Description du contenu
Qui était Ludmila Savitzky ? « L’une des grandes traductrices » du XXᵉ siècle, annonce l’introduction et développe ensuite l’ouvrage dans trois grandes parties.
La première partie présente une analyse riche et sourcée de la vie et de l’œuvre traductive de Savitzky. Le premier chapitre, rédigé par le spécialiste de littérature russe Leonid Livak, pose un regard historique sur son parcours. Il le situe dans la culture moderniste internationale entre la Russie, la France, la Suisse, l’Angleterre et les États-Unis. Livak mobilise la figure du passeur, « souvent polyglotte, globe-trotter et marginal d’un point de vue socioculturel » (p. 18), pour caractériser à la fois la dimension russe de la culture moderniste transnationale de l’époque et la posture de Savitzky.
Née d’une mère russe et d’un père polonais portés par des idées progressistes, Savitzky grandit entre salons littéraires et séjours linguistiques avant de s’installer à Paris. Dans la capitale française, elle se fait d’abord connaître sous différents pseudonymes en tant que comédienne, puis devient critique littéraire, poétesse, écrivaine et enfin traductrice – c’est cette dernière activité qui lui permet de gagner véritablement sa vie. Menant une vie sociale et intellectuelle active, Savitzky tisse des liens forts avec plusieurs écrivains de l’époque. Sa carrière est marquée par la rencontre du poète russe Constantin Balmont, puis par celle d’André Spire, qui lui présente Ezra Pound. Elle traduira plusieurs poèmes en français du poète américain et consacrera des articles à son œuvre. Estimant le plurilinguisme de Savitzky, Pound lui propose ensuite de traduire le premier roman de James Joyce, Portrait of the Artist as a Young Man. Grâce à cette opportunité, Savitzky jouera un rôle essentiel dans la reconnaissance de l’écrivain irlandais en France, à l’instar de Sylvia Beach, première éditrice d’Ulysses. Elle traduira par la suite Virginia Woolf, H. D., John Rodker, Christopher Isherwood, ou encore Valery Larbaud.
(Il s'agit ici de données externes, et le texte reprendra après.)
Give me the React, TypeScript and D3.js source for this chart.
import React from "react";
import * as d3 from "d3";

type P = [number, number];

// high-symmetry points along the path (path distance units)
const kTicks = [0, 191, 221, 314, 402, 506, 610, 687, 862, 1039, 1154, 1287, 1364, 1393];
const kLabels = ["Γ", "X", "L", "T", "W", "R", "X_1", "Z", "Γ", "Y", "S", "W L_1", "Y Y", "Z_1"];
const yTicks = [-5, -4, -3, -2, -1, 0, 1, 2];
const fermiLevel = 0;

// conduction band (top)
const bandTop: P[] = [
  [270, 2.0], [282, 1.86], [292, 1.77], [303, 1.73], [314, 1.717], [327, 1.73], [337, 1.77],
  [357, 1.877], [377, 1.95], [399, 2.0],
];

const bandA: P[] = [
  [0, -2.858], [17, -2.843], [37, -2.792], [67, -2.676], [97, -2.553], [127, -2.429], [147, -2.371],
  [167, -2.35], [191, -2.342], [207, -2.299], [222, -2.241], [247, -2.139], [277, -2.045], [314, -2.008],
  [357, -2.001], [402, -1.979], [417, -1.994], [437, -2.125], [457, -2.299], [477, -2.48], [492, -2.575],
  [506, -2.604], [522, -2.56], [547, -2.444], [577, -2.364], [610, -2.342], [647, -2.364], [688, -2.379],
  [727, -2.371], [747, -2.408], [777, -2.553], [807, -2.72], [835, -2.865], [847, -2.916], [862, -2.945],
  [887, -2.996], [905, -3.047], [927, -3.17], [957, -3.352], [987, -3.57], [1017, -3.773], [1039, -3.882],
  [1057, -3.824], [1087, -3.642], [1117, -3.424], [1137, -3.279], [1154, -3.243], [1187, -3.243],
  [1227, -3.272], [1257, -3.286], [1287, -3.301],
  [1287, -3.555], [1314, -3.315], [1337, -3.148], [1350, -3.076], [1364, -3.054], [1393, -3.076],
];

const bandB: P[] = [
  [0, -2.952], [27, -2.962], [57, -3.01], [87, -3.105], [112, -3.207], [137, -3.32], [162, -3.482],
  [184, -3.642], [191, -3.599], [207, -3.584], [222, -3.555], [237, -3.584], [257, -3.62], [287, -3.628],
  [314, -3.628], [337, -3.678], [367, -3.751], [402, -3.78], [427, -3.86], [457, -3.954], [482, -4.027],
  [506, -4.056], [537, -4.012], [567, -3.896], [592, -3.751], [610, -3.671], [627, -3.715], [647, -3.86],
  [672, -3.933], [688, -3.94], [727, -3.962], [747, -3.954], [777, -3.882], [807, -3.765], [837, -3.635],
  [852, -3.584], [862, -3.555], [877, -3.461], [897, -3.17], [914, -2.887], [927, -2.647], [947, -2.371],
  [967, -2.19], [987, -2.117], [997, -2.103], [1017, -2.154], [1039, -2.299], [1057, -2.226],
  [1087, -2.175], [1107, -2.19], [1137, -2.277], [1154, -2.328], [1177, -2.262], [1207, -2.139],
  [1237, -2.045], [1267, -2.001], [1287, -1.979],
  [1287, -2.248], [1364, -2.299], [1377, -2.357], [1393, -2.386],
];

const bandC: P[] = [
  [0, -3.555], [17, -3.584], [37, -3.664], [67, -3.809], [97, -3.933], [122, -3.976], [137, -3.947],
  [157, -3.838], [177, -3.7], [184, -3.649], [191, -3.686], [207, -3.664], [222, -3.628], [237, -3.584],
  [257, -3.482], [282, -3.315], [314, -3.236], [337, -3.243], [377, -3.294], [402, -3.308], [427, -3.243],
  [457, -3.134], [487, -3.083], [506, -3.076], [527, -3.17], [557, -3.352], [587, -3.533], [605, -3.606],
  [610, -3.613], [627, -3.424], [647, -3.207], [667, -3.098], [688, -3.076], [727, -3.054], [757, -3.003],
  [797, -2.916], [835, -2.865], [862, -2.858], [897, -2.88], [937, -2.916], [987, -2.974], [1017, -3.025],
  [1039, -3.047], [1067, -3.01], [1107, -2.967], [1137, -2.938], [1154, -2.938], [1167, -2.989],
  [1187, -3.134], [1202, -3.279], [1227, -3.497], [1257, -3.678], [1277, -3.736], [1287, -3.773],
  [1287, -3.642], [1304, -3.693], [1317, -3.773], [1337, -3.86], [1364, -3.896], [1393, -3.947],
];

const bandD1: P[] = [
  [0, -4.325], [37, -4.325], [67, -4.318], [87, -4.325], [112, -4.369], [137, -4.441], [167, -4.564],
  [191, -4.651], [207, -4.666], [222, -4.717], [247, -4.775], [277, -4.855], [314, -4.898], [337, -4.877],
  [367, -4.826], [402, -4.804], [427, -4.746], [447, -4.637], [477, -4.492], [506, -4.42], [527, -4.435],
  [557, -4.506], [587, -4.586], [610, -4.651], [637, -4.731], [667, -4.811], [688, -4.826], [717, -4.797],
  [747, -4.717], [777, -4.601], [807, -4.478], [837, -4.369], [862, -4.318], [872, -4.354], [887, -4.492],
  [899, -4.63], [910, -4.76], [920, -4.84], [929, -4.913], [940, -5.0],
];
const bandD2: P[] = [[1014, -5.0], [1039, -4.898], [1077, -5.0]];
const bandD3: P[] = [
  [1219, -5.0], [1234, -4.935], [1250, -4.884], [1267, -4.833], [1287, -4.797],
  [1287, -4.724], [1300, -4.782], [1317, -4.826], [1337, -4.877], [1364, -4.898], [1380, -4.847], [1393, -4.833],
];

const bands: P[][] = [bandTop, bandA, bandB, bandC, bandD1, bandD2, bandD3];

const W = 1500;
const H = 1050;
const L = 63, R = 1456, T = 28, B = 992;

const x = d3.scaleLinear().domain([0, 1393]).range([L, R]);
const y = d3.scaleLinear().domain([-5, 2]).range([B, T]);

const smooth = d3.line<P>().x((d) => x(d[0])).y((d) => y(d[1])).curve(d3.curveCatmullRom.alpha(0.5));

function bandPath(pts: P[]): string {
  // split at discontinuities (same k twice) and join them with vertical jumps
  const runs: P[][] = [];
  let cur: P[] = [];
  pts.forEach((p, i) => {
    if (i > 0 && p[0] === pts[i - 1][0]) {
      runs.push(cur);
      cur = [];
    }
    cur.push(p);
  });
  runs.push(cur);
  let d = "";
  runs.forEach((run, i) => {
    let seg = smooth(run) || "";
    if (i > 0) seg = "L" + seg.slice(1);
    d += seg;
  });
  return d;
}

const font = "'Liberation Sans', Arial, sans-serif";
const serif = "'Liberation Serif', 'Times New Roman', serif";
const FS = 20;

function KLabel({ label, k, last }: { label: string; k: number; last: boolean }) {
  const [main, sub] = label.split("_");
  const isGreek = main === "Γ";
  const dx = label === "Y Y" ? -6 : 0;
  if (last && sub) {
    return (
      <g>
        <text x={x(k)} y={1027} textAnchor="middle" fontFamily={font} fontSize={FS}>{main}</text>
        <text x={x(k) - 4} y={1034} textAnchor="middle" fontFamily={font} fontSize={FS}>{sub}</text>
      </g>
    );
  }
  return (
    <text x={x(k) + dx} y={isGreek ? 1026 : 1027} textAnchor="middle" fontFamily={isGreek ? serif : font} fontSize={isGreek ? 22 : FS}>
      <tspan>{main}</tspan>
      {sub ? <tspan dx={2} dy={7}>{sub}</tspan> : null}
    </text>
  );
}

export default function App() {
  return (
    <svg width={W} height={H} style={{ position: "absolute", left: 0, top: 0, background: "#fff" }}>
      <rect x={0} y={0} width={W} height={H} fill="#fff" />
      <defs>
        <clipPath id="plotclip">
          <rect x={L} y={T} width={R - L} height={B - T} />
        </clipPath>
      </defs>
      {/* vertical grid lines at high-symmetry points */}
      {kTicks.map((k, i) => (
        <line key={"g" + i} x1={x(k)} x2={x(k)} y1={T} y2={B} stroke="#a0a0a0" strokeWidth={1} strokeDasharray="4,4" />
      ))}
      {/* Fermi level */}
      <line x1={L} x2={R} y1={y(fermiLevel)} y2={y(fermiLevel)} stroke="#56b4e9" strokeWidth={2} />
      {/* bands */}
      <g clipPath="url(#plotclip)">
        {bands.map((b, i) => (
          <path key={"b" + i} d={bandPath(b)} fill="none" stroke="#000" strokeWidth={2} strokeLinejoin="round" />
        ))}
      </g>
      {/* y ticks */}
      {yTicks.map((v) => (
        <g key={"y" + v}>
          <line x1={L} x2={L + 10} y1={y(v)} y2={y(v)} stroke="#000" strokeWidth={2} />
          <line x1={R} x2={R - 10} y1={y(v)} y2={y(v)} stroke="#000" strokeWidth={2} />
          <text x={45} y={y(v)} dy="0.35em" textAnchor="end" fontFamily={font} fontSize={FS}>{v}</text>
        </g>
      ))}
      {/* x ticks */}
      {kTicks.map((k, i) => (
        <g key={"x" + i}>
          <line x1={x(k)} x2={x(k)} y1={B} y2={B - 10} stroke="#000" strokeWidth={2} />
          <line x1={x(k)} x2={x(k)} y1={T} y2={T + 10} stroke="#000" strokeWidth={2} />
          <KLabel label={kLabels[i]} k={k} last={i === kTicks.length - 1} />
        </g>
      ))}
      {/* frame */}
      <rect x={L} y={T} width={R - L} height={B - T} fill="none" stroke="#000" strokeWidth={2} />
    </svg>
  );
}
Livak ne manque pas de souligner l’esprit vif et moderne qui transparaît des lettres et journaux de la traductrice, conférant une dimension intime et concrète à son portrait. À ses considérations littéraires se mêlent en effet des réflexions sur la liberté amoureuse et la préciosité des liens d’amitié. On découvre ainsi notamment Mireille Havet, jeune poétesse lesbienne alors comparée à Rimbaud, qui deviendra l’une des plus proches amies de Savitzky.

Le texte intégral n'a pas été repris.